• _SET TASK_
Quote, verbatim, all material below, without pictures.
---
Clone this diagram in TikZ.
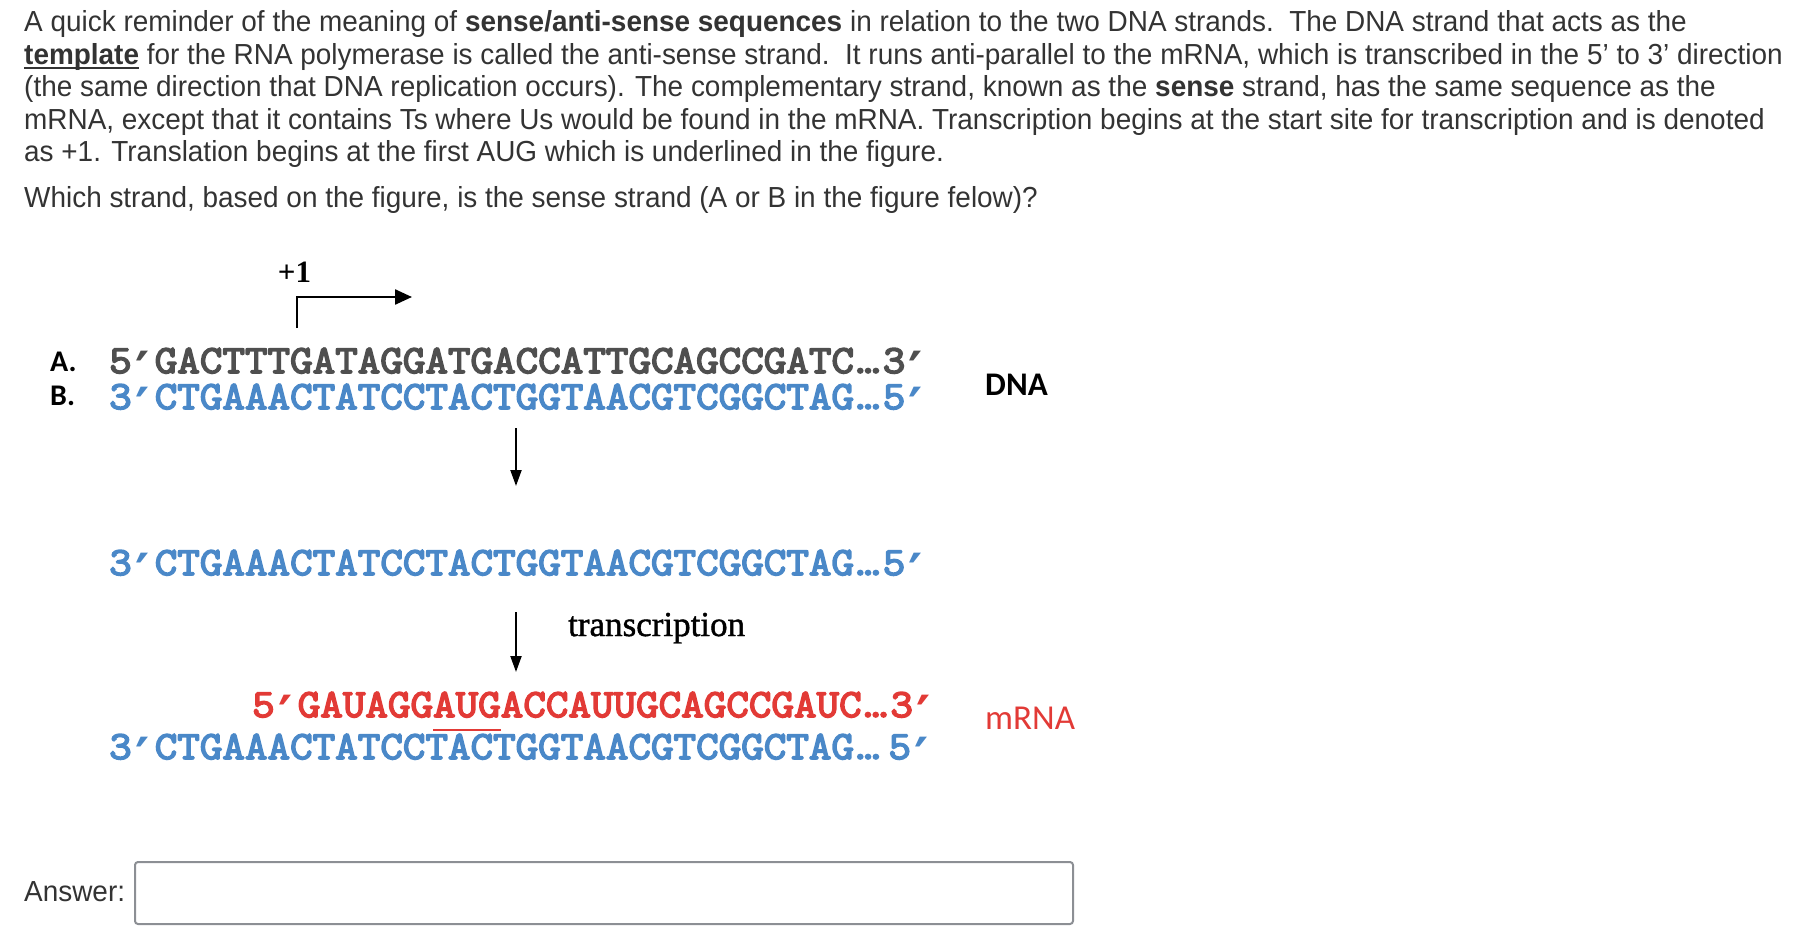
\documentclass[tikz,border=0pt]{standalone}
\usepackage{fontspec}
\usetikzlibrary{arrows.meta}
\setmainfont{Liberation Sans}[FakeStretch=0.963]
\newfontfamily\seqfont{Latin Modern Mono}[FakeStretch=1.095, FakeBold=4]
\newfontfamily\prfont{DejaVu Sans}
\newfontfamily\calfont{Carlito}
\newfontfamily\tmsfont{Liberation Serif}
\newfontfamily\tmsheavy{Liberation Serif}[FakeBold=1.2]
\definecolor{bodytxt}{HTML}{333333}
\definecolor{seqgray}{HTML}{4F4F4F}
\definecolor{seqblue}{HTML}{4A88C8}
\definecolor{seqred}{HTML}{E23A36}
\definecolor{boxgray}{HTML}{8C8F94}
\newdimen\cw \cw=23pt
\newcommand\pr{\makebox[\cw][l]{\kern3.5pt\smash{\raisebox{-17pt}{\prfont\bfseries\fontsize{54}{54}\selectfont ′}}}}
\newcommand\el{\hbox to 1.25\cw{\kern-0.22\cw\rlap{.}\kern0.34\cw\rlap{.}\kern0.34\cw\rlap{.}\hss}}
\newcommand\ulbox[1]{{\setbox0\hbox{#1}\rlap{\vrule width \wd0 height -2.2pt depth 4.4pt}\box0}}
\tikzset{
  para/.style={anchor=base west, inner sep=0pt, text=bodytxt, font=\fontsize{29}{32}\selectfont},
  seq/.style={anchor=base west, inner sep=0pt, text height=25pt, text depth=3pt, font=\seqfont\fontsize{40}{42}\selectfont},
  lbl/.style={anchor=base west, inner sep=0pt, text=black, font=\calfont\bfseries\fontsize{30}{32}\selectfont},
  flow/.style={line width=2pt, -{Triangle[length=16pt,width=11pt]}},
}
\begin{document}
\begin{tikzpicture}[x=1pt,y=-1pt]
\useasboundingbox (0,0) rectangle (1806,950);
% paragraph
\node[para] (l1) at (24,32) {A quick reminder of the meaning of \textbf{sense/anti-sense sequences} in relation to the two DNA strands.\ \ The DNA strand that acts as the};
\node[para] (l2) at (24,64.5) {\textbf{\ulbox{template}} for the RNA polymerase is called the anti-sense strand.\ \ It runs anti-parallel to the mRNA, which is transcribed in the 5’ to 3’ direction};
\node[para] (l3) at (24,96.7) {(the same direction that DNA replication occurs). The complementary strand, known as the \textbf{sense} strand, has the same sequence as the};
\node[para] (l4) at (24,129) {mRNA, except that it contains Ts where Us would be found in the mRNA. Transcription begins at the start site for transcription and is denoted};
\node[para] (l5) at (24,161) {as +1. Translation begins at the first AUG which is underlined in the figure.};
\node[para] (q) at (24,207) {Which strand, based on the figure, is the sense strand (A or B in the figure felow)?};
% +1 start arrow
\node[anchor=base, inner sep=0pt, font=\tmsfont\bfseries\fontsize{31}{33}\selectfont] (plus) at (294.5,282) {+1};
\coordinate (s0) at (297,328);
\coordinate (s1) at (297,297);
\coordinate (s2) at (412,297);
\draw[line width=2.4pt, -{Triangle[length=17pt,width=15pt]}] (s0) -- (s1) -- (s2);
% DNA strands
\node[lbl] (la) at (50,371) {A.};
\node[lbl] (lb) at (50,405) {B.};
\node[seq, text=seqgray] (sa) at (109,373) {5\pr GACTTTGATAGGATGACCATTGCAGCCGATC\el 3\pr};
\node[seq, text=seqblue] (sb) at (109,409) {3\pr CTGAAACTATCCTACTGGTAACGTCGGCTAG\el 5\pr};
\node[anchor=base west, inner sep=0pt, font=\calfont\bfseries\fontsize{33}{35}\selectfont] (dna) at (985,395) {DNA};
% arrow 1
\coordinate (a1s) at (516,428);
\coordinate (a1e) at (516,486);
\draw[flow] (a1s) -- (a1e);
% template strand
\node[seq, text=seqblue] (tb) at (109,575) {3\pr CTGAAACTATCCTACTGGTAACGTCGGCTAG\el 5\pr};
% arrow 2
\coordinate (a2s) at (516,612);
\coordinate (a2e) at (516,672);
\draw[flow] (a2s) -- (a2e);
\node[anchor=base west, inner sep=0pt, font=\tmsheavy\fontsize{35}{37}\selectfont] (tr) at (568,636) {transcription};
% mRNA
\node[seq, text=seqred] (rm) at (252,717) {5\pr GAUAGGAUGACCAUUGCAGCCGAUC\el 3\pr};
\node[anchor=base west, inner sep=0pt, text=seqred, font=\calfont\fontsize{35}{37}\selectfont] (mrna) at (985,729) {mRNA};
\coordinate (u0) at (433,730);
\coordinate (u1) at (501,730);
\draw[seqred, line width=2.5pt] (u0) -- (u1);
\node[seq, text=seqblue] (bb) at (109,759) {3\pr CTGAAACTATCCTACTGGTAACGTCGGCTAG\el\kern0.25\cw 5\pr};
% answer
\node[para] (ans) at (24,901) {Answer:};
\node[draw=boxgray, line width=2pt, rounded corners=3pt, minimum width=938pt, minimum height=62pt, inner sep=0pt, anchor=north west] (box) at (134,861) {};
\end{tikzpicture}
\end{document}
---
• _PROBLEM SOLUTION_
Clone this diagram in TikZ.
\documentclass[tikz,border=0pt]{standalone}
\usepackage{fontspec}
\usetikzlibrary{arrows.meta}
\setmainfont{Liberation Sans}[FakeStretch=0.963]
\newfontfamily\seqfont{Latin Modern Mono}[FakeStretch=1.095, FakeBold=4]
\newfontfamily\prfont{DejaVu Sans}
\newfontfamily\calfont{Carlito}
\newfontfamily\tmsfont{Liberation Serif}
\newfontfamily\tmsheavy{Liberation Serif}[FakeBold=1.2]
\definecolor{bodytxt}{HTML}{333333}
\definecolor{seqgray}{HTML}{4F4F4F}
\definecolor{seqblue}{HTML}{4A88C8}
\definecolor{seqred}{HTML}{E23A36}
\definecolor{boxgray}{HTML}{8C8F94}
\newdimen\cw \cw=23pt
\newcommand\pr{\makebox[\cw][l]{\kern3.5pt\smash{\raisebox{-17pt}{\prfont\bfseries\fontsize{54}{54}\selectfont ′}}}}
\newcommand\el{\hbox to 1.25\cw{\kern-0.22\cw\rlap{.}\kern0.34\cw\rlap{.}\kern0.34\cw\rlap{.}\hss}}
\newcommand\ulbox[1]{{\setbox0\hbox{#1}\rlap{\vrule width \wd0 height -2.2pt depth 4.4pt}\box0}}
\tikzset{
  para/.style={anchor=base west, inner sep=0pt, text=bodytxt, font=\fontsize{29}{32}\selectfont},
  seq/.style={anchor=base west, inner sep=0pt, text height=25pt, text depth=3pt, font=\seqfont\fontsize{40}{42}\selectfont},
  lbl/.style={anchor=base west, inner sep=0pt, text=black, font=\calfont\bfseries\fontsize{30}{32}\selectfont},
  flow/.style={line width=2pt, -{Triangle[length=16pt,width=11pt]}},
}
\begin{document}
\begin{tikzpicture}[x=1pt,y=-1pt]
\useasboundingbox (0,0) rectangle (1806,950);
% paragraph
\node[para] (l1) at (24,32) {A quick reminder of the meaning of \textbf{sense/anti-sense sequences} in relation to the two DNA strands.\ \ The DNA strand that acts as the};
\node[para] (l2) at (24,64.5) {\textbf{\ulbox{template}} for the RNA polymerase is called the anti-sense strand.\ \ It runs anti-parallel to the mRNA, which is transcribed in the 5’ to 3’ direction};
\node[para] (l3) at (24,96.7) {(the same direction that DNA replication occurs). The complementary strand, known as the \textbf{sense} strand, has the same sequence as the};
\node[para] (l4) at (24,129) {mRNA, except that it contains Ts where Us would be found in the mRNA. Transcription begins at the start site for transcription and is denoted};
\node[para] (l5) at (24,161) {as +1. Translation begins at the first AUG which is underlined in the figure.};
\node[para] (q) at (24,207) {Which strand, based on the figure, is the sense strand (A or B in the figure felow)?};
% +1 start arrow
\node[anchor=base, inner sep=0pt, font=\tmsfont\bfseries\fontsize{31}{33}\selectfont] (plus) at (294.5,282) {+1};
\coordinate (s0) at (297,328);
\coordinate (s1) at (297,297);
\coordinate (s2) at (412,297);
\draw[line width=2.4pt, -{Triangle[length=17pt,width=15pt]}] (s0) -- (s1) -- (s2);
% DNA strands
\node[lbl] (la) at (50,371) {A.};
\node[lbl] (lb) at (50,405) {B.};
\node[seq, text=seqgray] (sa) at (109,373) {5\pr GACTTTGATAGGATGACCATTGCAGCCGATC\el 3\pr};
\node[seq, text=seqblue] (sb) at (109,409) {3\pr CTGAAACTATCCTACTGGTAACGTCGGCTAG\el 5\pr};
\node[anchor=base west, inner sep=0pt, font=\calfont\bfseries\fontsize{33}{35}\selectfont] (dna) at (985,395) {DNA};
% arrow 1
\coordinate (a1s) at (516,428);
\coordinate (a1e) at (516,486);
\draw[flow] (a1s) -- (a1e);
% template strand
\node[seq, text=seqblue] (tb) at (109,575) {3\pr CTGAAACTATCCTACTGGTAACGTCGGCTAG\el 5\pr};
% arrow 2
\coordinate (a2s) at (516,612);
\coordinate (a2e) at (516,672);
\draw[flow] (a2s) -- (a2e);
\node[anchor=base west, inner sep=0pt, font=\tmsheavy\fontsize{35}{37}\selectfont] (tr) at (568,636) {transcription};
% mRNA
\node[seq, text=seqred] (rm) at (252,717) {5\pr GAUAGGAUGACCAUUGCAGCCGAUC\el 3\pr};
\node[anchor=base west, inner sep=0pt, text=seqred, font=\calfont\fontsize{35}{37}\selectfont] (mrna) at (985,729) {mRNA};
\coordinate (u0) at (433,730);
\coordinate (u1) at (501,730);
\draw[seqred, line width=2.5pt] (u0) -- (u1);
\node[seq, text=seqblue] (bb) at (109,759) {3\pr CTGAAACTATCCTACTGGTAACGTCGGCTAG\el\kern0.25\cw 5\pr};
% answer
\node[para] (ans) at (24,901) {Answer:};
\node[draw=boxgray, line width=2pt, rounded corners=3pt, minimum width=938pt, minimum height=62pt, inner sep=0pt, anchor=north west] (box) at (134,861) {};
\end{tikzpicture}
\end{document}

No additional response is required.